Items from a data source:
* start *

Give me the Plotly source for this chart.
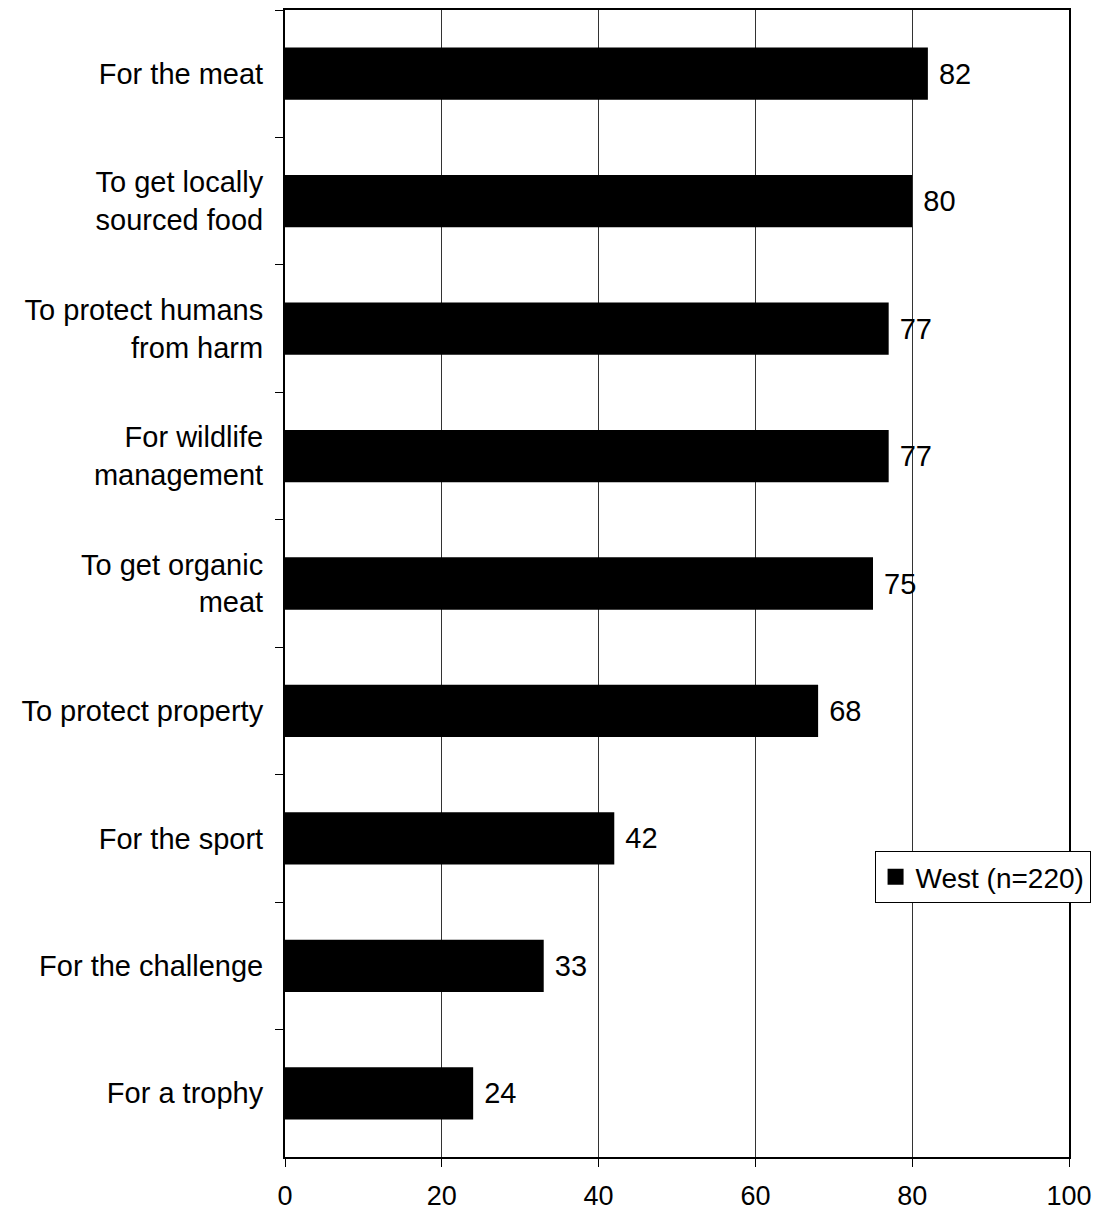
import plotly.graph_objects as go

categories = [
    "For the meat",
    "To get locally<br>sourced food",
    "To protect humans<br>from harm",
    "For wildlife<br>management",
    "To get organic<br>meat",
    "To protect property",
    "For the sport",
    "For the challenge",
    "For a trophy",
]
values = [82, 80, 77, 77, 75, 68, 42, 33, 24]
series_name = "West (n=220)"
x_ticks = [0, 20, 40, 60, 80, 100]

FONT = "Liberation Sans, Arial, sans-serif"
FS = 29

fig = go.Figure()
fig.add_trace(go.Bar(
    y=categories,
    x=values,
    orientation="h",
    name=series_name,
    marker=dict(color="black", line=dict(width=0)),
    text=[f" {v}" for v in values],
    textposition="outside",
    textfont=dict(family=FONT, size=FS, color="black"),
    cliponaxis=False,
    showlegend=False,
))
# legend-only entry with a larger square symbol
fig.add_trace(go.Scatter(
    x=[None], y=[None],
    mode="markers",
    name=series_name,
    marker=dict(symbol="square", size=16, color="black"),
    showlegend=True,
    hoverinfo="skip",
))

fig.update_layout(
    width=1100,
    height=1213,
    margin=dict(l=285, r=31, t=10, b=56, autoexpand=False),
    plot_bgcolor="white",
    paper_bgcolor="white",
    bargap=0.59,
    font=dict(family=FONT, size=FS, color="black"),
    showlegend=True,
    legend=dict(
        x=0.752, y=0.2668, xanchor="left", yanchor="top",
        bgcolor="white", bordercolor="black", borderwidth=1,
        font=dict(family=FONT, size=28, color="black"),
        itemwidth=30,
    ),
)

fig.update_xaxes(
    range=[0, 100],
    tickvals=x_ticks,
    ticktext=[str(t) for t in x_ticks],
    showgrid=True, gridcolor="#333333", gridwidth=1,
    showline=True, linecolor="black", linewidth=2, mirror=True,
    ticks="outside", ticklen=8, tickcolor="black", tickwidth=1,
    ticklabelstandoff=6,
    tickfont=dict(family=FONT, size=27, color="black"),
    zeroline=False,
)
fig.update_yaxes(
    categoryorder="array",
    categoryarray=categories,
    autorange="reversed",
    tickson="boundaries",
    showgrid=False,
    showline=True, linecolor="black", linewidth=2, mirror=True,
    ticks="outside", ticklen=8, tickcolor="black", tickwidth=1,
    ticklabelstandoff=14,
    tickfont=dict(family=FONT, size=FS, color="black"),
)

fig.write_html(
    "out.html",
    config={"displayModeBar": False},
    post_script="document.body.style.margin='0';document.body.style.overflow='hidden';",
)
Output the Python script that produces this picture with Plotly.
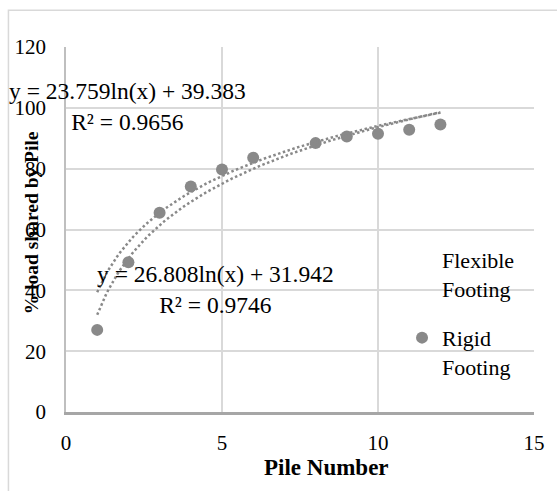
import numpy as np
import plotly.graph_objects as go

# Data
pile_number = [1, 2, 3, 4, 5, 6, 8, 9, 10, 11, 12]
rigid_load = [27.0, 49.2, 65.5, 74.1, 79.7, 83.6, 88.4, 90.6, 91.5, 92.8, 94.5]

# Logarithmic trendline coefficients shown on the chart
flex_a, flex_b, flex_r2 = 23.759, 39.383, 0.9656
rigid_a, rigid_b, rigid_r2 = 26.808, 31.942, 0.9746
trend_x = np.linspace(1, 12, 120)

x_ticks = [0, 5, 10, 15]
y_ticks = [0, 20, 40, 60, 80, 100, 120]

FONT = "Liberation Serif"
GREY = "#898989"

fig = go.Figure()

# Flexible footing series (no visible markers)
fig.add_trace(go.Scatter(
    x=[None], y=[None], mode="markers", name="Flexible<br>Footing",
    marker=dict(size=11, color="rgba(0,0,0,0)"), legendgroup="a",
))
fig.add_trace(go.Scatter(
    x=pile_number, y=rigid_load, mode="markers", name="Rigid<br>Footing",
    marker=dict(size=12, color=GREY), legendgroup="b",
))
# Trendlines
fig.add_trace(go.Scatter(
    x=trend_x, y=flex_a * np.log(trend_x) + flex_b, mode="lines",
    line=dict(color=GREY, width=2.5, dash="2.5px,2.5px"), showlegend=False,
    hoverinfo="skip",
))
fig.add_trace(go.Scatter(
    x=trend_x, y=rigid_a * np.log(trend_x) + rigid_b, mode="lines",
    line=dict(color=GREY, width=2.5, dash="2.5px,2.5px"), showlegend=False,
    hoverinfo="skip",
))

fig.add_annotation(
    x=1.97, y=100.3, xref="x", yref="y", showarrow=False,
    text=f"y = {flex_a}ln(x) + {flex_b}<br>R² = {flex_r2}",
    font=dict(family=FONT, size=23.5, color="#000"), align="center",
    xanchor="center", yanchor="middle",
)
fig.add_annotation(
    x=4.78, y=40.3, xref="x", yref="y", showarrow=False,
    text=f"y = {rigid_a}ln(x) + {rigid_b}<br>R² = {rigid_r2}",
    font=dict(family=FONT, size=23.5, color="#000"), align="center",
    xanchor="center", yanchor="middle",
)

# Axis titles
fig.add_annotation(
    x=0.556, y=-0.153, xref="paper", yref="paper", showarrow=False,
    text="<b>Pile Number</b>", font=dict(family=FONT, size=23, color="#000"),
    xanchor="center", yanchor="middle",
)
fig.add_annotation(
    x=-0.072, y=0.518, xref="paper", yref="paper", showarrow=False,
    text="<b>% load shared by Pile</b>", textangle=-90,
    font=dict(family=FONT, size=19.5, color="#000"),
    xanchor="center", yanchor="middle",
)

# Chart-area border
fig.add_shape(type="rect", xref="paper", yref="paper",
              x0=-0.123, y0=-0.4, x1=1.2, y1=1.101,
              line=dict(color="#d9d9d9", width=1.5), layer="below")

fig.update_layout(
    width=557, height=491,
    margin=dict(l=66, r=20, t=47, b=79),
    paper_bgcolor="white", plot_bgcolor="white",
    font=dict(family=FONT, size=21, color="#000"),
    showlegend=True,
    legend=dict(
        x=0.718, y=0.475, xanchor="left", yanchor="top",
        bgcolor="rgba(0,0,0,0)", font=dict(family=FONT, size=22, color="#000"),
        valign="top", itemwidth=30, tracegroupgap=18, traceorder="grouped",
    ),
    xaxis=dict(
        range=[0, 15], tickvals=x_ticks, showgrid=True, gridcolor="#d9d9d9",
        gridwidth=1.5, zeroline=False, showline=True, linecolor="#a6a6a6",
        linewidth=2.5, ticks="outside", ticklen=10, tickcolor="rgba(0,0,0,0)",
    ),
    yaxis=dict(
        range=[0, 120], tickvals=y_ticks, showgrid=True, gridcolor="#d9d9d9",
        gridwidth=1.5, zeroline=False, showline=True, linecolor="#bfbfbf",
        linewidth=1.5, ticks="outside", ticklen=14, tickcolor="rgba(0,0,0,0)",
    ),
)

fig.write_html("out.html")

* end *

» **Instruction**: Reproduce the listing above exactly, excluding all pictures.

» **Answer to the problem**:
Give me the Plotly source for this chart.
import plotly.graph_objects as go

categories = [
    "For the meat",
    "To get locally<br>sourced food",
    "To protect humans<br>from harm",
    "For wildlife<br>management",
    "To get organic<br>meat",
    "To protect property",
    "For the sport",
    "For the challenge",
    "For a trophy",
]
values = [82, 80, 77, 77, 75, 68, 42, 33, 24]
series_name = "West (n=220)"
x_ticks = [0, 20, 40, 60, 80, 100]

FONT = "Liberation Sans, Arial, sans-serif"
FS = 29

fig = go.Figure()
fig.add_trace(go.Bar(
    y=categories,
    x=values,
    orientation="h",
    name=series_name,
    marker=dict(color="black", line=dict(width=0)),
    text=[f" {v}" for v in values],
    textposition="outside",
    textfont=dict(family=FONT, size=FS, color="black"),
    cliponaxis=False,
    showlegend=False,
))
# legend-only entry with a larger square symbol
fig.add_trace(go.Scatter(
    x=[None], y=[None],
    mode="markers",
    name=series_name,
    marker=dict(symbol="square", size=16, color="black"),
    showlegend=True,
    hoverinfo="skip",
))

fig.update_layout(
    width=1100,
    height=1213,
    margin=dict(l=285, r=31, t=10, b=56, autoexpand=False),
    plot_bgcolor="white",
    paper_bgcolor="white",
    bargap=0.59,
    font=dict(family=FONT, size=FS, color="black"),
    showlegend=True,
    legend=dict(
        x=0.752, y=0.2668, xanchor="left", yanchor="top",
        bgcolor="white", bordercolor="black", borderwidth=1,
        font=dict(family=FONT, size=28, color="black"),
        itemwidth=30,
    ),
)

fig.update_xaxes(
    range=[0, 100],
    tickvals=x_ticks,
    ticktext=[str(t) for t in x_ticks],
    showgrid=True, gridcolor="#333333", gridwidth=1,
    showline=True, linecolor="black", linewidth=2, mirror=True,
    ticks="outside", ticklen=8, tickcolor="black", tickwidth=1,
    ticklabelstandoff=6,
    tickfont=dict(family=FONT, size=27, color="black"),
    zeroline=False,
)
fig.update_yaxes(
    categoryorder="array",
    categoryarray=categories,
    autorange="reversed",
    tickson="boundaries",
    showgrid=False,
    showline=True, linecolor="black", linewidth=2, mirror=True,
    ticks="outside", ticklen=8, tickcolor="black", tickwidth=1,
    ticklabelstandoff=14,
    tickfont=dict(family=FONT, size=FS, color="black"),
)

fig.write_html(
    "out.html",
    config={"displayModeBar": False},
    post_script="document.body.style.margin='0';document.body.style.overflow='hidden';",
)
Output the Python script that produces this picture with Plotly.
import numpy as np
import plotly.graph_objects as go

# Data
pile_number = [1, 2, 3, 4, 5, 6, 8, 9, 10, 11, 12]
rigid_load = [27.0, 49.2, 65.5, 74.1, 79.7, 83.6, 88.4, 90.6, 91.5, 92.8, 94.5]

# Logarithmic trendline coefficients shown on the chart
flex_a, flex_b, flex_r2 = 23.759, 39.383, 0.9656
rigid_a, rigid_b, rigid_r2 = 26.808, 31.942, 0.9746
trend_x = np.linspace(1, 12, 120)

x_ticks = [0, 5, 10, 15]
y_ticks = [0, 20, 40, 60, 80, 100, 120]

FONT = "Liberation Serif"
GREY = "#898989"

fig = go.Figure()

# Flexible footing series (no visible markers)
fig.add_trace(go.Scatter(
    x=[None], y=[None], mode="markers", name="Flexible<br>Footing",
    marker=dict(size=11, color="rgba(0,0,0,0)"), legendgroup="a",
))
fig.add_trace(go.Scatter(
    x=pile_number, y=rigid_load, mode="markers", name="Rigid<br>Footing",
    marker=dict(size=12, color=GREY), legendgroup="b",
))
# Trendlines
fig.add_trace(go.Scatter(
    x=trend_x, y=flex_a * np.log(trend_x) + flex_b, mode="lines",
    line=dict(color=GREY, width=2.5, dash="2.5px,2.5px"), showlegend=False,
    hoverinfo="skip",
))
fig.add_trace(go.Scatter(
    x=trend_x, y=rigid_a * np.log(trend_x) + rigid_b, mode="lines",
    line=dict(color=GREY, width=2.5, dash="2.5px,2.5px"), showlegend=False,
    hoverinfo="skip",
))

fig.add_annotation(
    x=1.97, y=100.3, xref="x", yref="y", showarrow=False,
    text=f"y = {flex_a}ln(x) + {flex_b}<br>R² = {flex_r2}",
    font=dict(family=FONT, size=23.5, color="#000"), align="center",
    xanchor="center", yanchor="middle",
)
fig.add_annotation(
    x=4.78, y=40.3, xref="x", yref="y", showarrow=False,
    text=f"y = {rigid_a}ln(x) + {rigid_b}<br>R² = {rigid_r2}",
    font=dict(family=FONT, size=23.5, color="#000"), align="center",
    xanchor="center", yanchor="middle",
)

# Axis titles
fig.add_annotation(
    x=0.556, y=-0.153, xref="paper", yref="paper", showarrow=False,
    text="<b>Pile Number</b>", font=dict(family=FONT, size=23, color="#000"),
    xanchor="center", yanchor="middle",
)
fig.add_annotation(
    x=-0.072, y=0.518, xref="paper", yref="paper", showarrow=False,
    text="<b>% load shared by Pile</b>", textangle=-90,
    font=dict(family=FONT, size=19.5, color="#000"),
    xanchor="center", yanchor="middle",
)

# Chart-area border
fig.add_shape(type="rect", xref="paper", yref="paper",
              x0=-0.123, y0=-0.4, x1=1.2, y1=1.101,
              line=dict(color="#d9d9d9", width=1.5), layer="below")

fig.update_layout(
    width=557, height=491,
    margin=dict(l=66, r=20, t=47, b=79),
    paper_bgcolor="white", plot_bgcolor="white",
    font=dict(family=FONT, size=21, color="#000"),
    showlegend=True,
    legend=dict(
        x=0.718, y=0.475, xanchor="left", yanchor="top",
        bgcolor="rgba(0,0,0,0)", font=dict(family=FONT, size=22, color="#000"),
        valign="top", itemwidth=30, tracegroupgap=18, traceorder="grouped",
    ),
    xaxis=dict(
        range=[0, 15], tickvals=x_ticks, showgrid=True, gridcolor="#d9d9d9",
        gridwidth=1.5, zeroline=False, showline=True, linecolor="#a6a6a6",
        linewidth=2.5, ticks="outside", ticklen=10, tickcolor="rgba(0,0,0,0)",
    ),
    yaxis=dict(
        range=[0, 120], tickvals=y_ticks, showgrid=True, gridcolor="#d9d9d9",
        gridwidth=1.5, zeroline=False, showline=True, linecolor="#bfbfbf",
        linewidth=1.5, ticks="outside", ticklen=14, tickcolor="rgba(0,0,0,0)",
    ),
)

fig.write_html("out.html")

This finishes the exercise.